As tensões económicas base na relação médico doente são naturalmente identificadas por JLA, quando afirma:
“A cultura empresarial – um conflito de interesses surge quando o médico tem um compromisso primário –, acima de tudo o bem-estar do seu doente -, e um compromisso secundário – como o ganho financeiro – que pode anular o outro.”
O importante é reconhecer que esta tensão já lá está mesmo antes do aparecimento do que é chamado de “cultura empresarial”, entendida como a contratação de médicos por parte de organizações de prestação de cuidados de saúde com fins lucrativos. Mesmo na ausência dessas organizações, se o doente pagar directamente ao médico a assistência que receber deste, o mesmo conflito de interesses está presente.
O que é diferente não é tanto o que está na base do conflito de interesses e sim a forma como esse conflito de interesses é resolvido. Tradicionalmente, esse conflito de interesses, essa tensão entre os dois “compromissos” referidos por JLA, era controlado por via do código deontológico dos médicos.
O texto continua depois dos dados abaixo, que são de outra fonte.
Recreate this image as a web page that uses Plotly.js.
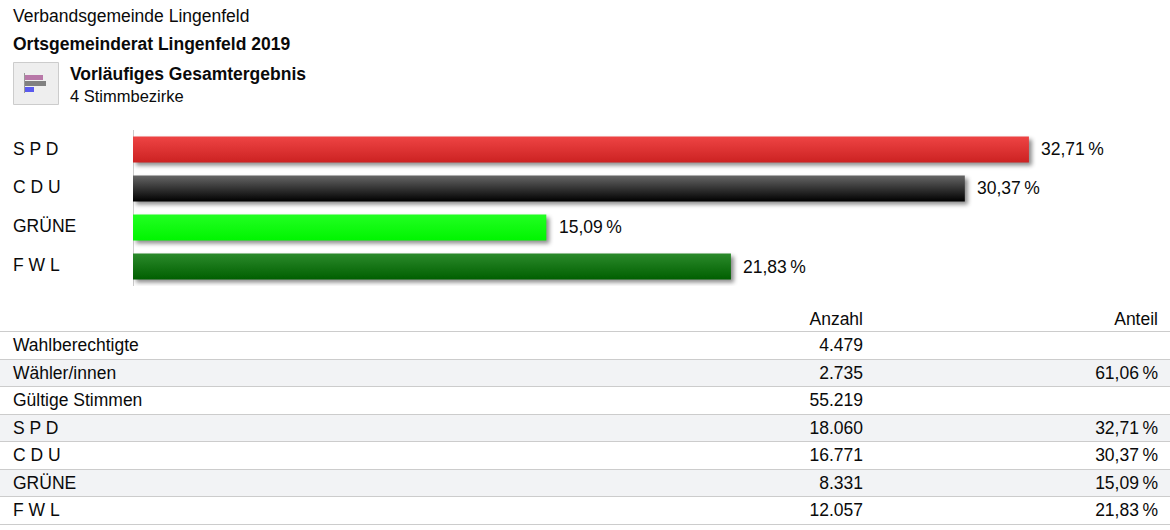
<!DOCTYPE html>
<html><head><meta charset="utf-8">
<script src="https://cdn.plot.ly/plotly-3.0.1.min.js"></script>
<style>html,body{margin:0;padding:0;background:#fff;overflow:hidden}#c{width:1170px;height:530px}</style>
</head><body><div id="c"></div>
<script>
const parties = ['S P D','C D U','GRÜNE','F W L'];
const shares = [32.71,30.37,15.09,21.83];
const shareLabels = ['32,71\u2009%','30,37\u2009%','15,09\u2009%','21,83\u2009%'];
const barColors = ['#dd3333','#333333','#11ee11','#116611'];
const gradTop = ['#ee4444','#666666','#22ff22','#2b8a2b'];
const gradBottom = ['#cc2222','#000000','#00f500','#005f00'];
const rowLabels = ['Wahlberechtigte','Wähler/innen','Gültige Stimmen','S P D','C D U','GRÜNE','F W L'];
const rowCounts = ['4.479','2.735','55.219','18.060','16.771','8.331','12.057'];
const rowShares = ['','61,06\u2009%','','32,71\u2009%','30,37\u2009%','15,09\u2009%','21,83\u2009%'];
const ruleY = [331.5,359.5,386.5,414.5,441.5,469.5,496.5,524.5];
const W=1170,H=530, FONT='Liberation Sans, Arial, sans-serif', INK='#0a0a0a';
const px=x=>x/W, py=y=>1-y/H;
const txt=(x,y,text,size,bold)=>({xref:'paper',yref:'paper',x:px(x),y:py(y),xanchor:'left',yanchor:'middle',showarrow:false,
  text:bold?'<b>'+text+'</b>':text,font:{family:FONT,size:size,color:INK},borderpad:0,borderwidth:0});
const rect=(x0,y0,x1,y1,fill,line,layer)=>({type:'rect',xref:'paper',yref:'paper',x0:px(x0),x1:px(x1),y0:py(y0),y1:py(y1),
  fillcolor:fill,line:{width:line?1:0,color:line||'rgba(0,0,0,0)'},layer:layer||'below'});

const annotations=[
  txt(13,16,'Verbandsgemeinde Lingenfeld',17.5),
  txt(13,44,'Ortsgemeinderat Lingenfeld 2019',17.5,true),
  txt(70,74,'Vorläufiges Gesamtergebnis',17.5,true),
  txt(70,96,'4 Stimmbezirke',16.5),
];
parties.forEach((p,i)=>{
  annotations.push(txt(13,148.5+i*38.7,p,17.5));
  annotations.push({xref:'x',yref:'y',x:shares[i],y:p,xanchor:'left',yanchor:'middle',xshift:11.5,yshift:0,showarrow:false,
    text:shareLabels[i],font:{family:FONT,size:17.5,color:INK},borderpad:0});
});
const shapes=[
  rect(13.5,62.5,58.5,104.5,'#eeeeee','#cccccc'),
  rect(24,75,43,80,'#b878a8'),
  rect(24,81,46,86,'#808080'),
  rect(24,87,34,92,'#5a5aee'),
  rect(24,73,25,93,'#999999'),
  rect(0,360,W,386,'#f2f3f5'),
  rect(0,415,W,441,'#f2f3f5'),
  rect(0,470,W,496,'#f2f3f5'),
  {type:'line',xref:'paper',yref:'paper',x0:px(133.5),x1:px(133.5),y0:py(130),y1:py(286),line:{color:'#cccccc',width:1},layer:'below'},
];
ruleY.forEach(y=>shapes.push({type:'line',xref:'paper',yref:'paper',x0:0,x1:1,y0:py(y),y1:py(y),line:{color:'#cccccc',width:1},layer:'below'}));

const bars={type:'bar',orientation:'h',x:shares,y:parties,width:0.667,marker:{color:barColors,line:{width:0}},hoverinfo:'skip',cliponaxis:false};
const table={type:'table',domain:{x:[5/W,1166/W],y:[py(525),py(304)]},columnwidth:[500,366,295],
  header:{values:['','Anzahl','Anteil'],align:['left','right','right'],height:26,fill:{color:'rgba(0,0,0,0)'},line:{width:0,color:'rgba(0,0,0,0)'},font:{family:FONT,size:17.5,color:INK}},
  cells:{values:[rowLabels,rowCounts,rowShares],align:['left','right','right'],height:27.5,fill:{color:'rgba(0,0,0,0)'},line:{width:0,color:'rgba(0,0,0,0)'},font:{family:FONT,size:17.5,color:INK}}};
const layout={width:W,height:H,margin:{l:0,r:0,t:0,b:0},paper_bgcolor:'#fff',plot_bgcolor:'rgba(0,0,0,0)',showlegend:false,
  xaxis:{domain:[133/W,1],range:[0,1037/27.39],visible:false,fixedrange:true},
  yaxis:{domain:[py(286),py(130)],type:'category',categoryorder:'array',categoryarray:parties,autorange:'reversed',showline:false,showticklabels:false,ticks:'',showgrid:false,zeroline:false,fixedrange:true},
  annotations,shapes};
Plotly.newPlot('c',[bars,table],layout,{displayModeBar:false,staticPlot:true}).then(gd=>{
  const svg=gd.querySelector('.main-svg'), NS='http://www.w3.org/2000/svg';
  let defs=svg.querySelector('defs');
  gd.querySelectorAll('.barlayer .point path').forEach((path,i)=>{
    const g=document.createElementNS(NS,'linearGradient');
    g.setAttribute('id','barGrad'+i);g.setAttribute('x1','0');g.setAttribute('x2','0');g.setAttribute('y1','0');g.setAttribute('y2','1');
    [[0,gradTop[i]],[1,gradBottom[i]]].forEach(([o,c])=>{const s=document.createElementNS(NS,'stop');s.setAttribute('offset',o);s.setAttribute('stop-color',c);g.appendChild(s);});
    defs.appendChild(g);
    path.style.setProperty('fill','url(#barGrad'+i+')');
    path.style.setProperty('filter','drop-shadow(3px 3px 2px rgba(0,0,0,.45))');
  });
});
</script></body></html>
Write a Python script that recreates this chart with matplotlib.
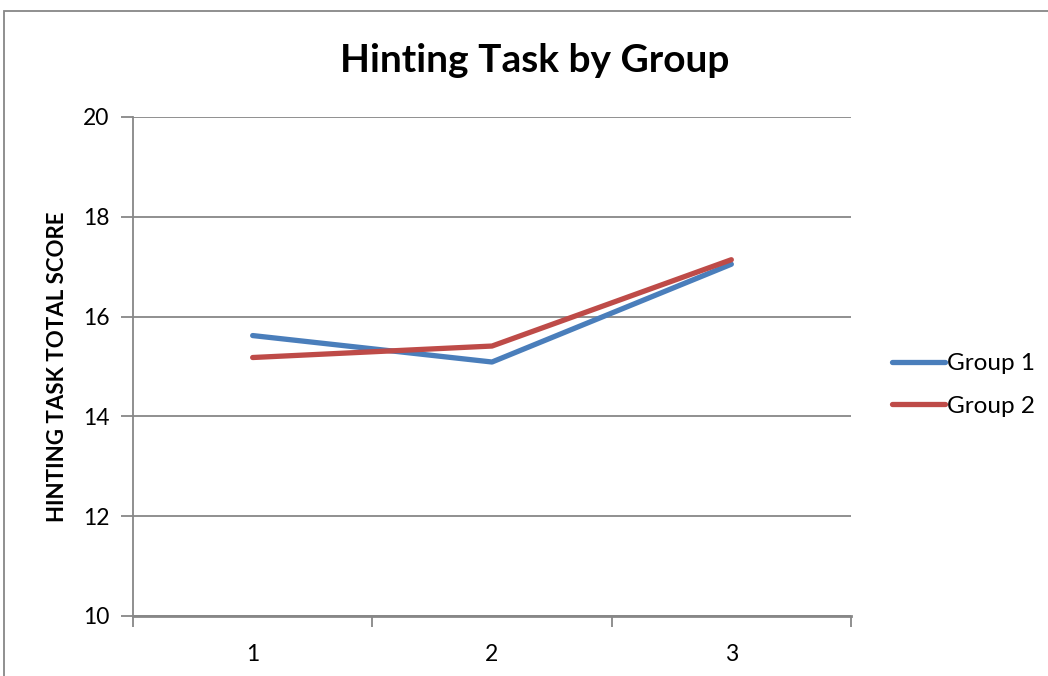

As novas versões deste conflito de interesses também terão de receber alguma forma de controle ou monitorização, adequadas aos novos tempos.
20 \20\+00:00 Abril \20\+00:00 2012 às 14:03
O conflito do médico com o doente individual vs o colectivo de doentes está, esteve e estará presente em qualquer acto médico. Quando está terminada a relação individual – médico doente e o acto é avaliado pelo médico, seu orientador, o director ou o gestor do sistema, vemos que doentes diferentes têm tratamentos iguais e doentes iguais tem tratamentos diferentes, por mais equidade que friamente tentarmos fornecer. Os ganhos individuais e o tempo alocado para cada doente é sempre obtido à custa de menos gastos ou menos tempo dedicado a outros ou a outras actividades. O tempo é um dos recursos escassos na equação do fornecimento de cuidados. E já não falo dos outros recursos monetarizáveis.
Esse conflito em última análise até está presente com o desvio do recurso tempo das actividades de lazer ou das actividades familiares. Na arte de ser médico existirá sempre uma tensão, uma sensação de viés quando avaliamos o Sr. António ou a menina Ana e sentimos emoção ou comoção pela sua situação clínica particular e lhe damos mais atenção, prioridade, tratamento mais caro, referência a um colega particular, etc.
Felizmente acreditamos que o código deontológico é sempre aplicado e tratamos todos os doentes o melhor que podemos e conseguimos no momento da prestação e que é o acaso que faz a selecção e não nos questionamos porquê.